Often when I'm awake I also feel like I'm dreaming or in a movie. This occurs in two ways, when there is really dramatic lighting at night I feel like the situation I was in is too eerie and visually interesting to actually be real. The other way this happens is when I disassociate. I can't explain how this happens but the best way I can explain the feeling is like I'm watching everything on a small television set that is on the other side of a very dark room. I also am unable to connect with anyone and I become very withdrawn. I have a lot of mixed feelings about when this happens to me. It can be kind of fun because I feel as though nothing is real and I can see the world for how ridiculous it really is, I can get pretty silly during these times because I just laugh at everything. Other times, it is just annoying because I'm like, "I don't have time for this right now." But often times, it can be saddening because I become very isolated within myself. I get very nihilistic when I disassociate, because nothing feels real so I feel like nothing matters.
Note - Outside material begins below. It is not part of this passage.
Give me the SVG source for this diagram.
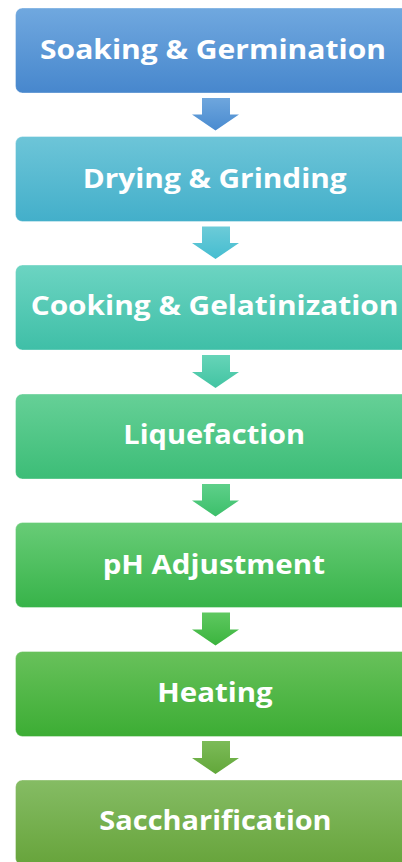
<svg xmlns="http://www.w3.org/2000/svg" width="402" height="862" viewBox="0 0 402 862">
  <defs>
    <linearGradient id="g1" x1="0" y1="0" x2="0" y2="1"><stop offset="0" stop-color="#70a8df"/><stop offset="1" stop-color="#4787cd"/></linearGradient>
    <linearGradient id="g2" x1="0" y1="0" x2="0" y2="1"><stop offset="0" stop-color="#6dc5d8"/><stop offset="1" stop-color="#43afca"/></linearGradient>
    <linearGradient id="g3" x1="0" y1="0" x2="0" y2="1"><stop offset="0" stop-color="#6cd4c2"/><stop offset="1" stop-color="#3fbfa7"/></linearGradient>
    <linearGradient id="g4" x1="0" y1="0" x2="0" y2="1"><stop offset="0" stop-color="#66d097"/><stop offset="1" stop-color="#3cbd77"/></linearGradient>
    <linearGradient id="g5" x1="0" y1="0" x2="0" y2="1"><stop offset="0" stop-color="#68cc77"/><stop offset="1" stop-color="#37b349"/></linearGradient>
    <linearGradient id="g6" x1="0" y1="0" x2="0" y2="1"><stop offset="0" stop-color="#68c15b"/><stop offset="1" stop-color="#3cad34"/></linearGradient>
    <linearGradient id="g7" x1="0" y1="0" x2="0" y2="1"><stop offset="0" stop-color="#85bc64"/><stop offset="1" stop-color="#67a43b"/></linearGradient>
    <linearGradient id="a1" x1="0" y1="0" x2="0" y2="1"><stop offset="0" stop-color="#6ea6dd"/><stop offset="1" stop-color="#4a8bd0"/></linearGradient>
    <linearGradient id="a2" x1="0" y1="0" x2="0" y2="1"><stop offset="0" stop-color="#6ccbd8"/><stop offset="1" stop-color="#45bdd0"/></linearGradient>
    <linearGradient id="a3" x1="0" y1="0" x2="0" y2="1"><stop offset="0" stop-color="#66d4b8"/><stop offset="1" stop-color="#42c4a2"/></linearGradient>
    <linearGradient id="a4" x1="0" y1="0" x2="0" y2="1"><stop offset="0" stop-color="#5ed08a"/><stop offset="1" stop-color="#3cbf6a"/></linearGradient>
    <linearGradient id="a5" x1="0" y1="0" x2="0" y2="1"><stop offset="0" stop-color="#5ec860"/><stop offset="1" stop-color="#3bb43e"/></linearGradient>
    <linearGradient id="a6" x1="0" y1="0" x2="0" y2="1"><stop offset="0" stop-color="#7cbb58"/><stop offset="1" stop-color="#62a73a"/></linearGradient>
    <style>
      .box { stroke: #ffffff; stroke-opacity: 0.35; stroke-width: 1; }
      .lbl { font-family: "Open Sans", "Liberation Sans", sans-serif; font-weight: 700; font-size: 26px; fill: #ffffff; text-anchor: middle; }
    </style>
  </defs>

  <rect width="402" height="862" fill="#ffffff"/>

  <!-- down arrows between stages -->
  <g id="connectors">
    <path d="M202 98 H230 V114.5 H239 L215.5 130.5 L192 114.5 H202 Z" fill="url(#a1)"/>
    <path d="M202 226.5 H230 V243 H239 L215.5 259 L192 243 H202 Z" fill="url(#a2)"/>
    <path d="M202 355 H230 V372 H239 L215.5 388 L192 372 H202 Z" fill="url(#a3)"/>
    <path d="M202 484 H230 V500.5 H239 L215.5 516.5 L192 500.5 H202 Z" fill="url(#a4)"/>
    <path d="M202 612.5 H230 V629.5 H239 L215.5 645.5 L192 629.5 H202 Z" fill="url(#a5)"/>
    <path d="M202 741 H230 V758 H239 L215.5 774 L192 758 H202 Z" fill="url(#a6)"/>
  </g>

  <g id="soaking">
    <rect class="box" x="15.5" y="8" width="400" height="85" rx="7" fill="url(#g1)"/>
    <text class="lbl" x="213" y="59" textLength="346" lengthAdjust="spacingAndGlyphs">Soaking &amp; Germination</text>
  </g>
  <g id="drying">
    <rect class="box" x="15.5" y="136.5" width="400" height="85" rx="7" fill="url(#g2)"/>
    <text class="lbl" x="214.7" y="187.5" textLength="264" lengthAdjust="spacingAndGlyphs">Drying &amp; Grinding</text>
  </g>
  <g id="cooking">
    <rect class="box" x="15.5" y="265" width="400" height="85" rx="7" fill="url(#g3)"/>
    <text class="lbl" x="214.5" y="315" textLength="367.7" lengthAdjust="spacingAndGlyphs">Cooking &amp; Gelatinization</text>
  </g>
  <g id="liquefaction">
    <rect class="box" x="15.5" y="394" width="400" height="85" rx="7" fill="url(#g4)"/>
    <text class="lbl" x="214.2" y="444" textLength="181.7" lengthAdjust="spacingAndGlyphs">Liquefaction</text>
  </g>
  <g id="ph-adjustment">
    <rect class="box" x="15.5" y="522.5" width="400" height="85" rx="7" fill="url(#g5)"/>
    <text class="lbl" x="213.8" y="573.5" textLength="222.3" lengthAdjust="spacingAndGlyphs">pH Adjustment</text>
  </g>
  <g id="heating">
    <rect class="box" x="15.5" y="651.5" width="400" height="85" rx="7" fill="url(#g6)"/>
    <text class="lbl" x="215" y="702" textLength="115.3" lengthAdjust="spacingAndGlyphs">Heating</text>
  </g>
  <g id="saccharification">
    <rect class="box" x="15.5" y="780" width="400" height="85" rx="7" fill="url(#g7)"/>
    <text class="lbl" x="215.5" y="830" textLength="232.3" lengthAdjust="spacingAndGlyphs">Saccharification</text>
  </g>
</svg>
Disassociating in combination with the fact that I day dream a lot about having conversations with people I know make it hard for me to distinguish between what happened and what I'm imagining. So my life becomes in a way a series of dreams. Which I haven't found to be an entirely bad thing yet.
I don't know what I'm trying to figure out right now... is it which is better living in dreams or feeling like I'm living in a dream? That makes sense I guess. I don't know. I don't have an answer to which I'd prefer. I think I'll stick with being awake. Because that's the one I have a little more grasp on. That's not the best reasoning for making a decision but it's the only one that makes any kind of rational sense.